In his current exhibition at the Rena Bransten Gallery, Fred Wilson explores the idea that Black is not only beautiful but also philosophical. Wilson is an expert at producing conjunctions of historical objects that expose the racist undertones in the history of art and in material culture. It could be said that no artist has done more than he to bring the dynamics of identity politics into art and history museums throughout the United States and abroad. Wilson’s installations earned him a powerful reputation in the art world during the 1990s and a MacArthur “genius” award in 1999. After twenty years, one might wonder whether his conceptual language has evolved in the ensuing decades. This exhibition presents an artist comfortable with his métier but also one whose approach has expanded beyond the disruption of institutional cultures to include signaling the limits of representing blackness through material culture.
Wilson’s work has been something of a sensation since his project, Mining the Museum, co-organized by The Contemporary Museum in Baltimore, opened at the Maryland Historical Society in 1992. Combining objects from the society’s collection that normally were not seen together into the same vitrine, such as silver coffee-service sets and slave manacles, Wilson launched an understated and irreverent attack upon the racial blind spots of American history.

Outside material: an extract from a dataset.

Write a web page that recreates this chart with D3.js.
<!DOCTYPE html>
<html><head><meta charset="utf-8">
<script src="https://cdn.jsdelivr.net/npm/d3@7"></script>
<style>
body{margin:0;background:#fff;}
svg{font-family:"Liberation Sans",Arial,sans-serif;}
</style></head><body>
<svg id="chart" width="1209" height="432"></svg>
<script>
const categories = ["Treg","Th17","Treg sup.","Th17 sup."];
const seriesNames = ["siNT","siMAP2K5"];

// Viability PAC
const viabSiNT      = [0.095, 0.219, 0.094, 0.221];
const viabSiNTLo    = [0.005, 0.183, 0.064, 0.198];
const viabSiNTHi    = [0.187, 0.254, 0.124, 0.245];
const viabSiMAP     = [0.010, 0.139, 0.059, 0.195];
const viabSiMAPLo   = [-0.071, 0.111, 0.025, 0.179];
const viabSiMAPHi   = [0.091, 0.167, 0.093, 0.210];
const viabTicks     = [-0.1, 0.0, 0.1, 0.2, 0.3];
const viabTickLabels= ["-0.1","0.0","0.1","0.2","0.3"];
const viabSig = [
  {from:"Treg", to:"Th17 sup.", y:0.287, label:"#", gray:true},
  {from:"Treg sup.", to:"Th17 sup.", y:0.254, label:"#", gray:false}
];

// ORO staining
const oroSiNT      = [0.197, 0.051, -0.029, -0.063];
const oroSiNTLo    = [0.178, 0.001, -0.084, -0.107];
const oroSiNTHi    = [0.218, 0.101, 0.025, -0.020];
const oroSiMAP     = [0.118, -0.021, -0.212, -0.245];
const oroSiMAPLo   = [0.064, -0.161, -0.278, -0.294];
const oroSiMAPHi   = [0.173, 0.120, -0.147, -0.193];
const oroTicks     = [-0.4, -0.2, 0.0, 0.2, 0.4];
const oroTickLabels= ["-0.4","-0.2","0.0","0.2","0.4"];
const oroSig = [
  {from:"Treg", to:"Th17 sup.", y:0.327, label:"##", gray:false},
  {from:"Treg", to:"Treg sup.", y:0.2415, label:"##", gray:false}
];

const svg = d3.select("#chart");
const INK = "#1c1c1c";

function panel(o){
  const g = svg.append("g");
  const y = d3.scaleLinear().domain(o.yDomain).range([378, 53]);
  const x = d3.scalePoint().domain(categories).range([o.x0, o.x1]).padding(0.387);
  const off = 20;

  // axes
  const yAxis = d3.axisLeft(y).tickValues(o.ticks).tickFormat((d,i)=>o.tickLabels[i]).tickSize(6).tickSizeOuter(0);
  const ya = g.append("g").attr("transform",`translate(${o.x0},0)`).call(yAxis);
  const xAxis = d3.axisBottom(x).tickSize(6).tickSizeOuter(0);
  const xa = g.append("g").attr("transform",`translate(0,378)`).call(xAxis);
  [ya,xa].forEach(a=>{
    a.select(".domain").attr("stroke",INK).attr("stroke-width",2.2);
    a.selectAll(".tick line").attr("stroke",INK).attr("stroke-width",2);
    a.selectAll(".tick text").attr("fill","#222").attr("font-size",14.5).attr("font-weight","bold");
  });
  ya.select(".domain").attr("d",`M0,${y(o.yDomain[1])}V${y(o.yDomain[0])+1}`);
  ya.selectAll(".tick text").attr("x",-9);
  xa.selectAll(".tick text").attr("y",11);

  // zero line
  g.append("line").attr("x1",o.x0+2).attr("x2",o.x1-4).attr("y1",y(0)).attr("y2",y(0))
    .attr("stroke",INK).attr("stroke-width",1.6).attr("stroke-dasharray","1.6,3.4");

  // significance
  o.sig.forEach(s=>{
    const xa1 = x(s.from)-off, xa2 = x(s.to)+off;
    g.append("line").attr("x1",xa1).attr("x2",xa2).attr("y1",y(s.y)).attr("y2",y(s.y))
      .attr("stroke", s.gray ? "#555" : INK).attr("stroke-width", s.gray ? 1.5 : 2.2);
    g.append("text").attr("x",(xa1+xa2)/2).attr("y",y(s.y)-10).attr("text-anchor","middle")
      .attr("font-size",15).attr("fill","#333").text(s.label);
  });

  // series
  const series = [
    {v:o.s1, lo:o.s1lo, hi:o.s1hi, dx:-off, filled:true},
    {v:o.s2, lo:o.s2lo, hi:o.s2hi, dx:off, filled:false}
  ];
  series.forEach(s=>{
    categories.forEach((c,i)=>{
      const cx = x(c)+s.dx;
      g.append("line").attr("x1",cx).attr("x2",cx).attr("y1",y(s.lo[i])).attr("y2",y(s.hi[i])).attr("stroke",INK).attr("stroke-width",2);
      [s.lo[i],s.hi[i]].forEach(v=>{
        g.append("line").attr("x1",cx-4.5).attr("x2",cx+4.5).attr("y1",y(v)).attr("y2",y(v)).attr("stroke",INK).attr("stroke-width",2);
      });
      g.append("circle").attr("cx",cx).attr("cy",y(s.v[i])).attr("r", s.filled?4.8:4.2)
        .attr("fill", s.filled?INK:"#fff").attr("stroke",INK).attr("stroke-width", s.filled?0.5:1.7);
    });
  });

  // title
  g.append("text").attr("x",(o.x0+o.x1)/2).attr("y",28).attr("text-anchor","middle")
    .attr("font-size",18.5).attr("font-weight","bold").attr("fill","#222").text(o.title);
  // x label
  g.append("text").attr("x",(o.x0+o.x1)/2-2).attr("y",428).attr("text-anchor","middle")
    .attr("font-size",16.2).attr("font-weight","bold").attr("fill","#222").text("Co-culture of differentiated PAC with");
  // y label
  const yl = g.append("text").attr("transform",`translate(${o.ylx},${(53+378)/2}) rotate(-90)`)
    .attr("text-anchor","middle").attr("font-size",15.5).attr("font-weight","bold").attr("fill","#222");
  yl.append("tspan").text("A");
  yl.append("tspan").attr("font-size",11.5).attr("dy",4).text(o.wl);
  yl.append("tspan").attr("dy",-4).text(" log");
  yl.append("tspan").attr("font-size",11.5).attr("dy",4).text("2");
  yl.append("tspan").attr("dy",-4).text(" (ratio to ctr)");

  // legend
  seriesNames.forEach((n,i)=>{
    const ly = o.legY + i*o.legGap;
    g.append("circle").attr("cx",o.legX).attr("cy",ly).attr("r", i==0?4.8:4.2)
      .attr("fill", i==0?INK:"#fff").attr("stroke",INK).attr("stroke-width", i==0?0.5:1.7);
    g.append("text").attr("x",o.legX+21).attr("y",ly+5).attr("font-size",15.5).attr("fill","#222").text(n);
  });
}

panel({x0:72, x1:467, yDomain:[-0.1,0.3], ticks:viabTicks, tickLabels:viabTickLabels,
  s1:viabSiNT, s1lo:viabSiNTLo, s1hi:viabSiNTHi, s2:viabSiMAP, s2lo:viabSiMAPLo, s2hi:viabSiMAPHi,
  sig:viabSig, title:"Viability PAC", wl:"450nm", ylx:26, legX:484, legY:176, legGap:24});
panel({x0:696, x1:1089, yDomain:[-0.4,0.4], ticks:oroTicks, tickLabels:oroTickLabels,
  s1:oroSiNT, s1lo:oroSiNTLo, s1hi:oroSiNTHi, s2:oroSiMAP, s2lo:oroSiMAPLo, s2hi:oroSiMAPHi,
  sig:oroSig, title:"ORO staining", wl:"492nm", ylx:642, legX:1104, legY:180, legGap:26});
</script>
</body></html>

In the Whitney Museum’s Black Male exhibition in 1994, Wilson’s Guarded View (1991) — a group of four headless black mannequins wearing the guard uniforms of various New York City museums — greeted visitors to the exhibition. The work seemed to say: “If you are looking for the representation of African Americans at a canonical museum of American art, look no further than the security staff.”1 More exhibitions followed at art museums around the country, and by the beginning of the twenty-first century, Wilson was given a mid-career retrospective and selected to represent the United States at the 2003 Venice Biennale.

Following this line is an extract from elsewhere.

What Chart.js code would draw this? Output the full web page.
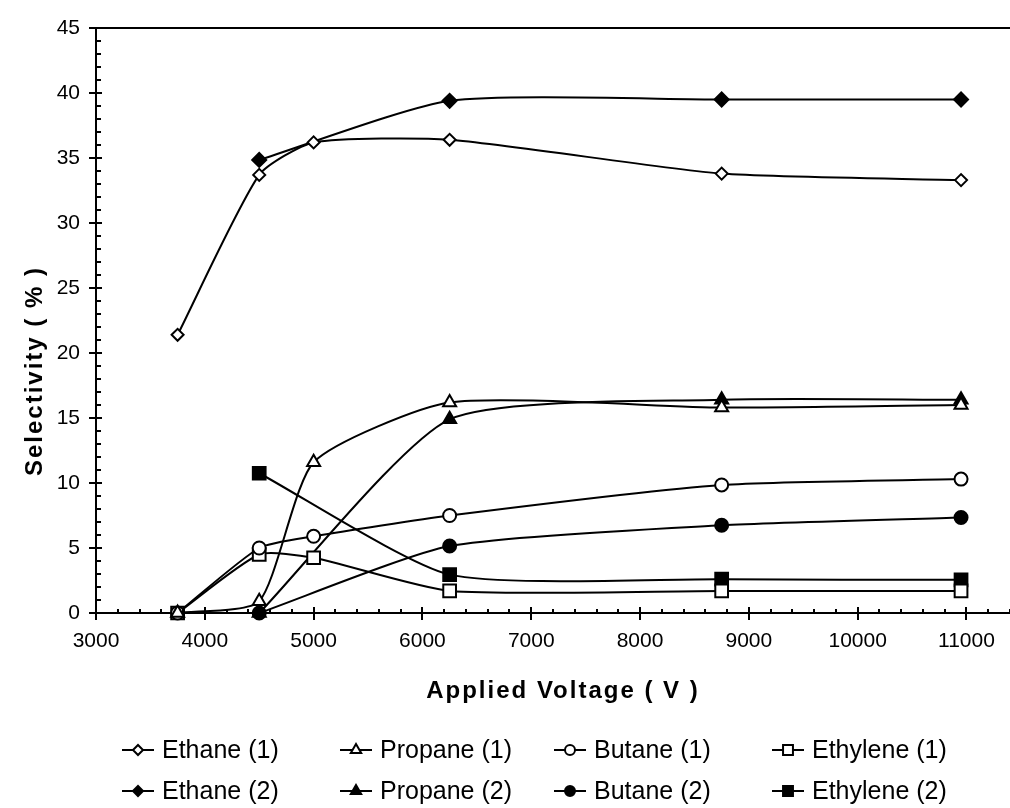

Me and It, 1995; Courtesy of the Artist and Rena Bransten Gallery, San Francisco.
While in Venice, Wilson began working with Murano glassmakers to produce original works in glass; one of these, Goin’ Places (2003), is on view at the Rena Bransten Gallery. This two-part work is composed of a candlestick in the form of a headless figure with black arms and a separate black head with golden hair. The prototype for this work can be found in eighteenth-century blackamoor figures, but Wilson removed the head from the figure and enlarged it, as if the head had expanded beyond its prior confines. Moorish figures such as these are a staple among decorative arts boutiques in Europe just as black jockey figures have long been a common sight in the American South. These days, Wilson is still in the business of repurposing discovered objects in order to set up his classic juxtapositions but with somewhat different aims. Untitled (Zadib, Sokoto, Samori, Veneto, Zanzibar, Dhaka, Macao) (2011), for example, features a plaster blackamoor figure holding aloft an illuminated globe that Wilson has painted black and given black tassels. This chintzy decorative object has been altered to reveal its underlying ugliness. The title gives a clue to the meaning of the tassels; each one marks a location of the Muslim slave trade during the Moorish domination of the Mediterranean basin. The historical object in this case is transformed so that the stylized Moorish servant reveals a history of black dominion and the subordination of others.
One can perceive a new turn in Wilson’s work by comparing two tabletop works on view: Me and It (1995), which Rena Bransten originally presented in 1995, and a more recent work, Love and Loss in the Milky Way (2005). Me and It consists of two video monitors placed on a wide table, on either side of a selection of ceramic vessels depicting stereotyped black figures (think Aunt Jemima) in various poses. In the video, Wilson attempts to replicate the poses of each of these figures while dressed in a similar manner. This presentation of the power of racial imagery and typology that circulates in popular culture demonstrates not only the absurdity of black stereotypes but also the violence they enact upon black individuals.